SUPPLIED ENTRIES:
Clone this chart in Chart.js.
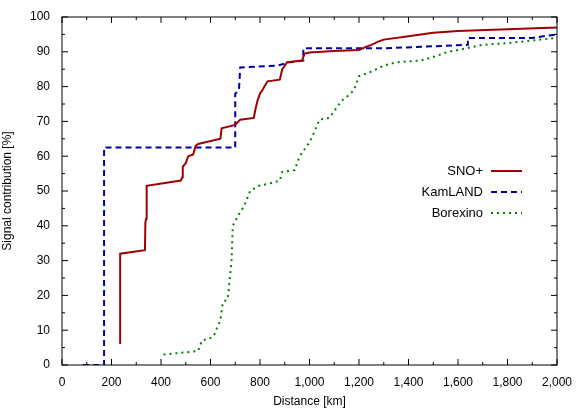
<!DOCTYPE html>
<html><head><meta charset="utf-8">
<script src="https://cdn.jsdelivr.net/npm/chart.js@4"></script>
<style>body{margin:0;background:#fff}#wrap{width:581px;height:411px}</style>
</head><body><div id="wrap"><canvas id="c"></canvas></div>
<script>
// Distance [km] and signal contribution [%]
const snoX = [235,235,335,337,340,342,480,487,488,500,510,530,540,550,640,645,700,720,775,780,790,800,810,830,880,890,900,910,970,980,1000,1100,1200,1230,1250,1280,1300,1400,1450,1500,1600,1800,2000];
const snoY = [6,32,33,41,42,51.5,53,54,57,58,60,60.5,63,63.5,65,68,69,70.5,71,73,76,78,79,81.5,82,85,86,87,87.5,89.5,89.8,90.2,90.5,91.5,92,93,93.5,94.5,95,95.5,96,96.5,97];
const kamX = [85,170,170,700,700,715,720,870,920,975,975,1300,1640,1640,1900,2000];
const kamY = [0,0,62.5,62.5,78,79,85.5,86,87,87.5,91,91,92,94,94,95];
const borX = [410,550,565,610,620,640,650,670,685,690,705,720,735,760,795,830,880,890,940,960,980,1000,1020,1040,1080,1100,1130,1150,1180,1200,1240,1300,1350,1450,1500,1560,1600,1700,1800,2000];
const borY = [3,4,7,8,9.5,13,18,19,30,40,42,44,45.5,50,51.5,52,53,55.5,56,60,62,64,67,70.5,71,73,76,77,79,83,84,86,87,87.5,88.5,90,90.5,92,92.5,94];
const seriesNames = ['SNO+','KamLAND','Borexino'];
const seriesColors = ['#a00000','#0000a0','#008000'];
const seriesDash = [[],[6,4],[2,4]];

const pts = (xs, ys) => xs.map((x, i) => ({x: x, y: ys[i]}));
const allData = [pts(snoX, snoY), pts(kamX, kamY), pts(borX, borY)];

const F = 'Liberation Sans, Arial, sans-serif';

const frame = {
  id: 'frame',
  afterDraw(chart) {
    const {ctx, chartArea: a, scales: {x, y}} = chart;
    ctx.save();
    ctx.strokeStyle = '#000';
    ctx.lineWidth = 1;
    ctx.strokeRect(a.left, a.top, a.right - a.left, a.bottom - a.top);
    ctx.beginPath();
    for (let v = 0; v <= 2000; v += 100) {
      const px = x.getPixelForValue(v), len = v % 200 ? 3 : 6;
      ctx.moveTo(px, a.bottom); ctx.lineTo(px, a.bottom - len);
      ctx.moveTo(px, a.top); ctx.lineTo(px, a.top + len);
    }
    for (let v = 0; v <= 100; v += 5) {
      const py = y.getPixelForValue(v), len = v % 10 ? 3 : 6;
      ctx.moveTo(a.left, py); ctx.lineTo(a.left + len, py);
      ctx.moveTo(a.right, py); ctx.lineTo(a.right - len, py);
    }
    ctx.stroke();
    // legend: text right-aligned, sample line on right
    ctx.font = '13px ' + F;
    ctx.textAlign = 'right';
    ctx.textBaseline = 'middle';
    seriesNames.forEach((n, i) => {
      const ly = 171 + i * 21;
      ctx.fillStyle = '#000';
      ctx.fillText(n, 483, ly);
      ctx.strokeStyle = seriesColors[i];
      ctx.lineWidth = 2;
      ctx.setLineDash(seriesDash[i]);
      ctx.beginPath(); ctx.moveTo(491, ly); ctx.lineTo(522, ly); ctx.stroke();
    });
    ctx.restore();
  }
};

new Chart(document.getElementById('c'), {
  type: 'scatter',
  data: {
    datasets: allData.map((d, i) => ({
      label: seriesNames[i], data: d, showLine: true, pointRadius: 0,
      borderColor: seriesColors[i], borderWidth: 2, borderDash: seriesDash[i], tension: 0
    }))
  },
  options: {
    responsive: true, maintainAspectRatio: false, animation: false,
    layout: {padding: {top: 17, right: 24, left: 0, bottom: 0}},
    plugins: {legend: {display: false}, tooltip: {enabled: false}},
    scales: {
      x: {
        type: 'linear', min: 0, max: 2000,
        ticks: {stepSize: 200, color: '#000', font: {family: F, size: 12}, maxRotation: 0, padding: 2},
        grid: {display: false}, border: {display: false},
        title: {display: true, text: 'Distance [km]', color: '#000', font: {family: F, size: 12}, padding: {top: 0, bottom: 2}},
        afterFit(s) { s.height = 46; }
      },
      y: {
        min: 0, max: 100,
        ticks: {stepSize: 10, color: '#000', font: {family: F, size: 12}, padding: 4},
        grid: {display: false}, border: {display: false},
        title: {display: true, text: 'Signal contribution [%]', color: '#000', font: {family: F, size: 12}, padding: {top: 0, bottom: 4}},
        afterFit(s) { s.width = 62; }
      }
    }
  },
  plugins: [frame]
});
</script></body></html>
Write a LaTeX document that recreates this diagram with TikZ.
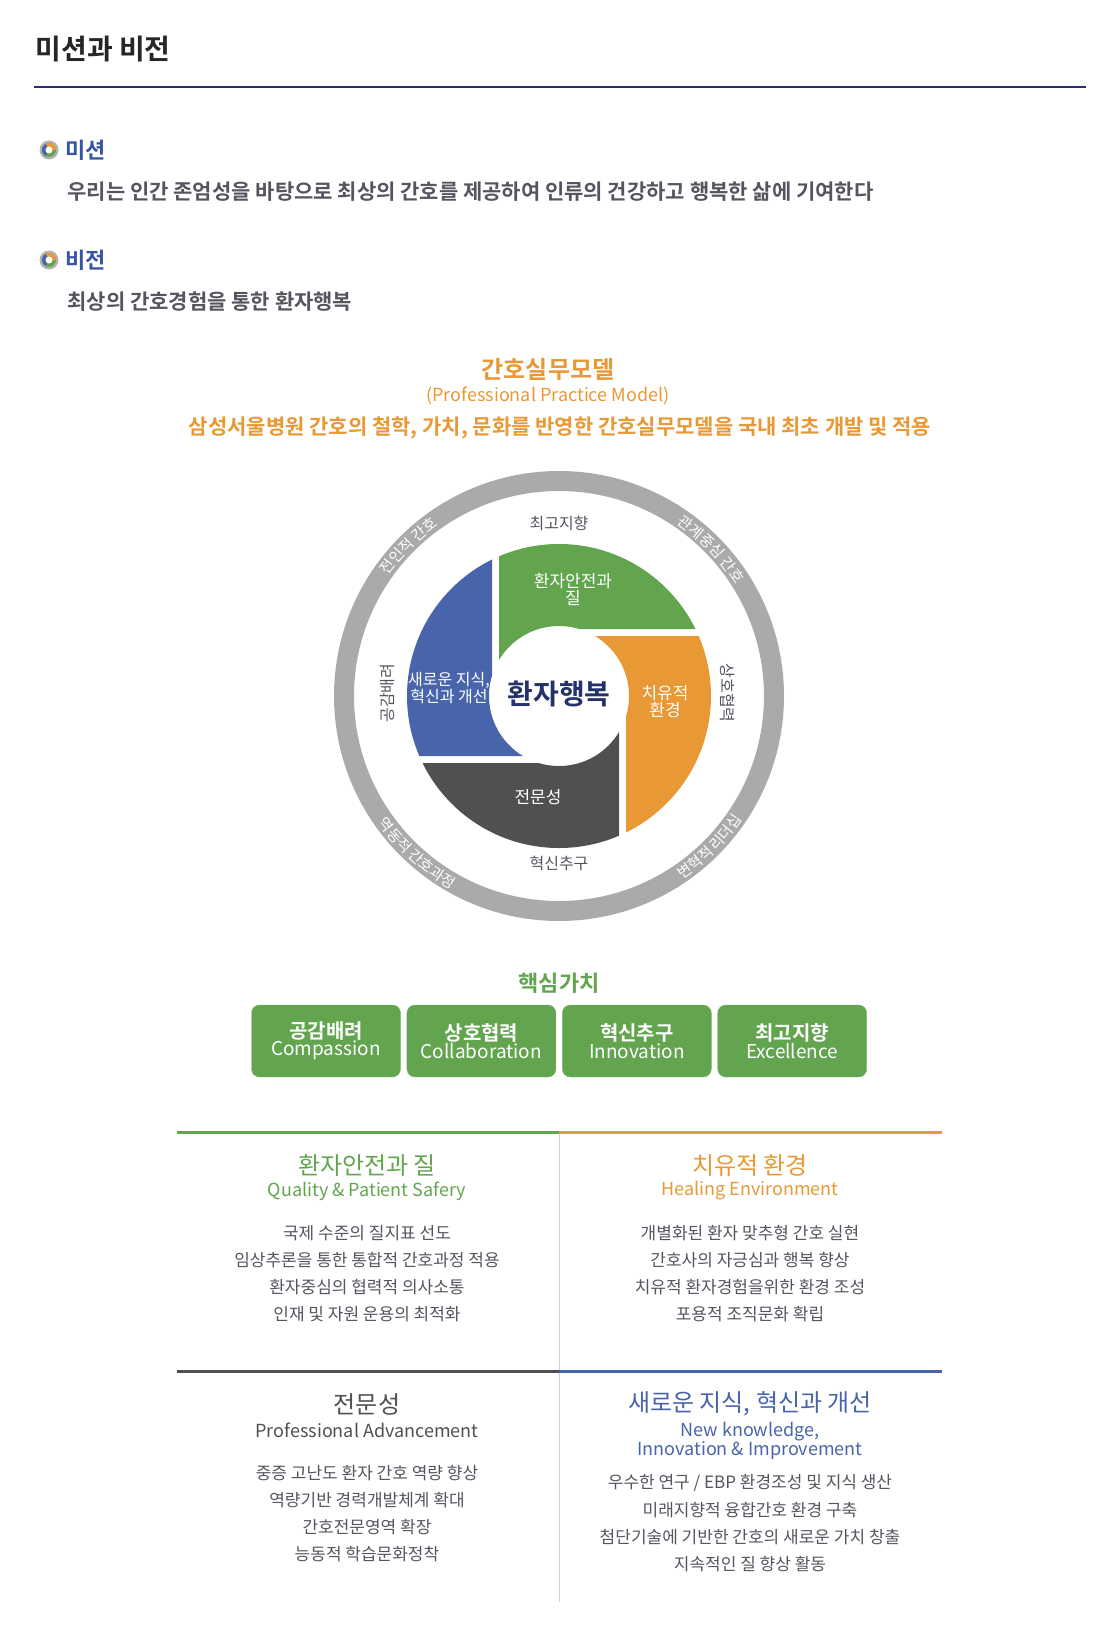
\documentclass[tikz,border=0pt]{standalone}
\usepackage{fontspec}
\setmainfont{Noto Sans CJK KR}[BoldFont={Noto Sans CJK KR Bold}]
\usetikzlibrary{positioning,decorations.text}
\definecolor{navy}{RGB}{35,50,105}
\definecolor{headblue}{RGB}{55,85,160}
\definecolor{bodygray}{RGB}{85,85,95}
\definecolor{ppmorange}{RGB}{232,152,52}
\definecolor{ppmgreen}{RGB}{98,165,78}
\definecolor{segblue}{RGB}{72,100,170}
\definecolor{seggray}{RGB}{80,80,82}
\definecolor{ringgray}{RGB}{170,170,170}
\tikzset{
    fs/.style={font=\fontsize{#1}{#1}\selectfont},
    fsb/.style={font=\fontsize{#1}{#1}\selectfont\bfseries},
    body/.style={text=bodygray, anchor=west, fsb=21},
    segtext/.style={text=white, align=center, fs=17},
    bandtext/.style={text=bodygray, fs=16},
    value/.style={fill=ppmgreen, draw=ppmgreen!80!white, rounded corners=8pt, minimum width=149pt, minimum height=72pt, text=white, align=center, inner sep=0pt},
    bullet/.style={text=bodygray, align=center, fs=17},
    ringlabel/.style={decorate, decoration={text along path, text align=center, text color=white, text format delimiters={|}{|}, text={|\fontsize{15}{15}\selectfont|#1}}}
}
\newcommand{\missionicon}[1]{%
    \fill[gray!60] #1 circle (9.5);
    \fill[ppmgreen] #1 circle (7);
    \fill[ppmorange] #1 -- ++(0:7) arc[start angle=0, end angle=-120, radius=7] -- cycle;
    \fill[segblue] #1 -- ++(-120:7) arc[start angle=-120, end angle=-240, radius=7] -- cycle;
    \fill[white] #1 circle (3.5);
}
\begin{document}
\begin{tikzpicture}[x=1pt, y=-1pt]
    \useasboundingbox (0,0) rectangle (1112,1640);

    % Header
    \node[anchor=west, fsb=28, text=black!85] (title) at (32,49) {미션과 비전};
    \draw[navy, line width=1.2pt] (34,87) -- (1086,87);

    % Mission and vision
    \missionicon{(49,150)}
    \node[anchor=west, text=headblue, fsb=22] (mission) at (62,150) {미션};
    \node[body] (missiontext) at (64,192) {우리는 인간 존엄성을 바탕으로 최상의 간호를 제공하여 인류의 건강하고 행복한 삶에 기여한다};
    \missionicon{(49,260)}
    \node[anchor=west, text=headblue, fsb=22] (vision) at (62,260) {비전};
    \node[body] (visiontext) at (64,302) {최상의 간호경험을 통한 환자행복};

    % Practice model title
    \node[text=ppmorange, fsb=24] (ppm) at (548,370) {간호실무모델};
    \node[text=ppmorange, fs=18] (ppmen) at (548,396) {(Professional Practice Model)};
    \node[text=ppmorange, fsb=21] (ppmsub) at (560,428) {삼성서울병원 간호의 철학, 가치, 문화를 반영한 간호실무모델을 국내 최초 개발 및 적용};

    % Model wheel
    \begin{scope}[shift={(559,696)}, x=1pt, y=1pt]
        \fill[ringgray, even odd rule] (0,0) circle (225) (0,0) circle (205);
        \foreach \segcol [count=\k from 0] in {ppmgreen, ppmorange, seggray, segblue} {
            \begin{scope}[rotate=-90*\k]
                \clip (-60,0) -- (-60,200) -- (200,200) -- (200,67) -- (0,67) -- (0,0) -- cycle;
                \fill[\segcol, even odd rule] (0,0) circle (152) (0,0) circle (70);
            \end{scope}
        }

        \node[segtext] (quality) at (14,106) {환자안전과\\질};
        \node[segtext] (healing) at (106,-6) {치유적\\환경};
        \node[segtext] (expert) at (-21,-101) {전문성};
        \node[segtext, fs=16] (knowledge) at (-110,8) {새로운 지식,\\혁신과 개선};
        \node[text=navy, fsb=28] (happy) at (0,2) {환자행복};

        \node[bandtext] (excel) at (0,173) {최고지향};
        \node[bandtext] (innov) at (0,-167) {혁신추구};
        \node[bandtext, rotate=-90] (collab) at (169,3) {상호협력};
        \node[bandtext, rotate=90] (compass) at (-171,3) {공감배려};

        \path[ringlabel={전인적 간호}] (157:209) arc[start angle=157, end angle=113, radius=209];
        \path[ringlabel={관계중심 간호}] (72:209) arc[start angle=72, end angle=16, radius=209];
        \path[ringlabel={변혁적 리더십}] (-75:221) arc[start angle=-75, end angle=-15, radius=221];
        \path[ringlabel={역동적 간호과정}] (-165:221) arc[start angle=-165, end angle=-99, radius=221];
    \end{scope}

    % Core values
    \node[text=ppmgreen, fsb=22] (core) at (559,983) {핵심가치};
    \node[value] (v1) at (326,1041) {{\fontsize{20}{24}\selectfont\bfseries 공감배려}\\{\fontsize{19}{22}\selectfont Compassion}};
    \node[value, right=6pt of v1] (v2) {{\fontsize{20}{24}\selectfont\bfseries 상호협력}\\{\fontsize{19}{22}\selectfont Collaboration}};
    \node[value, right=6pt of v2] (v3) {{\fontsize{20}{24}\selectfont\bfseries 혁신추구}\\{\fontsize{19}{22}\selectfont Innovation}};
    \node[value, right=6pt of v3] (v4) {{\fontsize{20}{24}\selectfont\bfseries 최고지향}\\{\fontsize{19}{22}\selectfont Excellence}};

    % Four domains
    \draw[gray!35, line width=1pt] (559,1132) -- (559,1602);
    \draw[ppmgreen, line width=3pt] (177,1132) -- (559,1132);
    \draw[ppmorange, line width=3pt] (559,1132) -- (942,1132);
    \draw[seggray, line width=3pt] (177,1371) -- (559,1371);
    \draw[segblue, line width=3pt] (559,1371) -- (942,1371);

    \node[text=ppmgreen, fs=24] (qhead) at (367,1165) {환자안전과 질};
    \node[text=ppmgreen, fs=18] (qen) at (367,1191) {Quality \& Patient Safery};
    \node[bullet] (qlist) at (367,1274) {국제 수준의 질지표 선도\\[10pt]임상추론을 통한 통합적 간호과정 적용\\[10pt]환자중심의 협력적 의사소통\\[10pt]인재 및 자원 운용의 최적화};

    \node[text=ppmorange, fs=24] (hhead) at (750,1165) {치유적 환경};
    \node[text=ppmorange, fs=18] (hen) at (750,1191) {Healing Environment};
    \node[bullet] (hlist) at (750,1274) {개별화된 환자 맞추형 간호 실현\\[10pt]간호사의 자긍심과 행복 향상\\[10pt]치유적 환자경험을위한 환경 조성\\[10pt]포용적 조직문화 확립};

    \node[text=seggray, fs=24] (ehead) at (367,1404) {전문성};
    \node[text=seggray, fs=18] (een) at (367,1430) {Professional Advancement};
    \node[bullet] (elist) at (367,1514) {중증 고난도 환자 간호 역량 향상\\[10pt]역량기반 경력개발체계 확대\\[10pt]간호전문영역 확장\\[10pt]능동적 학습문화정착};

    \node[text=segblue, fs=24] (khead) at (750,1404) {새로운 지식, 혁신과 개선};
    \node[text=segblue, fs=18, align=center] (ken) at (750,1441) {New knowledge,\\Innovation \& Improvement};
    \node[bullet] (klist) at (750,1523) {우수한 연구 / EBP 환경조성 및 지식 생산\\[10pt]미래지향적 융합간호 환경 구축\\[10pt]첨단기술에 기반한 간호의 새로운 가치 창출\\[10pt]지속적인 질 향상 활동};
\end{tikzpicture}
\end{document}
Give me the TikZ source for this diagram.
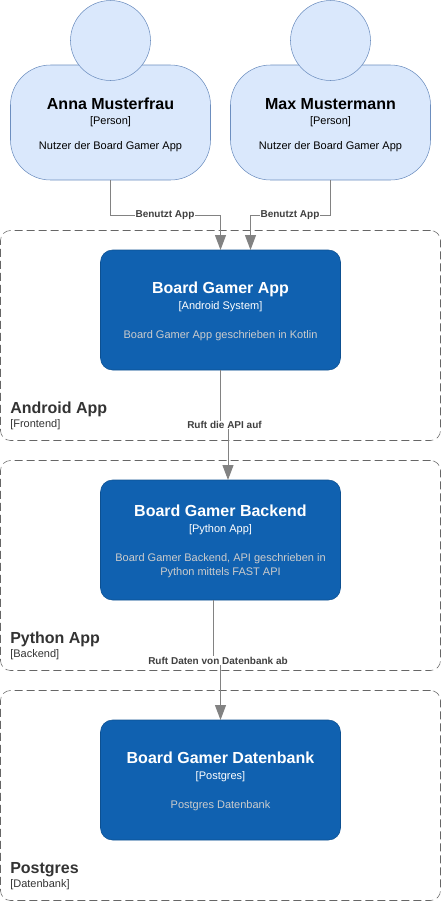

WHAT IS BEING ASKED:
Every line from the one containing "Write a LaTeX" through the one containing "(visiontext) at (64,302)" should be quoted exactly, and no other lines; keep pictures out of the copy.

EXERCISE SOLUTION:
Write a LaTeX document that recreates this diagram with TikZ.
\documentclass[tikz,border=0pt]{standalone}
\usepackage{fontspec}
\setmainfont{Noto Sans CJK KR}[BoldFont={Noto Sans CJK KR Bold}]
\usetikzlibrary{positioning,decorations.text}
\definecolor{navy}{RGB}{35,50,105}
\definecolor{headblue}{RGB}{55,85,160}
\definecolor{bodygray}{RGB}{85,85,95}
\definecolor{ppmorange}{RGB}{232,152,52}
\definecolor{ppmgreen}{RGB}{98,165,78}
\definecolor{segblue}{RGB}{72,100,170}
\definecolor{seggray}{RGB}{80,80,82}
\definecolor{ringgray}{RGB}{170,170,170}
\tikzset{
    fs/.style={font=\fontsize{#1}{#1}\selectfont},
    fsb/.style={font=\fontsize{#1}{#1}\selectfont\bfseries},
    body/.style={text=bodygray, anchor=west, fsb=21},
    segtext/.style={text=white, align=center, fs=17},
    bandtext/.style={text=bodygray, fs=16},
    value/.style={fill=ppmgreen, draw=ppmgreen!80!white, rounded corners=8pt, minimum width=149pt, minimum height=72pt, text=white, align=center, inner sep=0pt},
    bullet/.style={text=bodygray, align=center, fs=17},
    ringlabel/.style={decorate, decoration={text along path, text align=center, text color=white, text format delimiters={|}{|}, text={|\fontsize{15}{15}\selectfont|#1}}}
}
\newcommand{\missionicon}[1]{%
    \fill[gray!60] #1 circle (9.5);
    \fill[ppmgreen] #1 circle (7);
    \fill[ppmorange] #1 -- ++(0:7) arc[start angle=0, end angle=-120, radius=7] -- cycle;
    \fill[segblue] #1 -- ++(-120:7) arc[start angle=-120, end angle=-240, radius=7] -- cycle;
    \fill[white] #1 circle (3.5);
}
\begin{document}
\begin{tikzpicture}[x=1pt, y=-1pt]
    \useasboundingbox (0,0) rectangle (1112,1640);

    % Header
    \node[anchor=west, fsb=28, text=black!85] (title) at (32,49) {미션과 비전};
    \draw[navy, line width=1.2pt] (34,87) -- (1086,87);

    % Mission and vision
    \missionicon{(49,150)}
    \node[anchor=west, text=headblue, fsb=22] (mission) at (62,150) {미션};
    \node[body] (missiontext) at (64,192) {우리는 인간 존엄성을 바탕으로 최상의 간호를 제공하여 인류의 건강하고 행복한 삶에 기여한다};
    \missionicon{(49,260)}
    \node[anchor=west, text=headblue, fsb=22] (vision) at (62,260) {비전};
    \node[body] (visiontext) at (64,302) {최상의 간호경험을 통한 환자행복};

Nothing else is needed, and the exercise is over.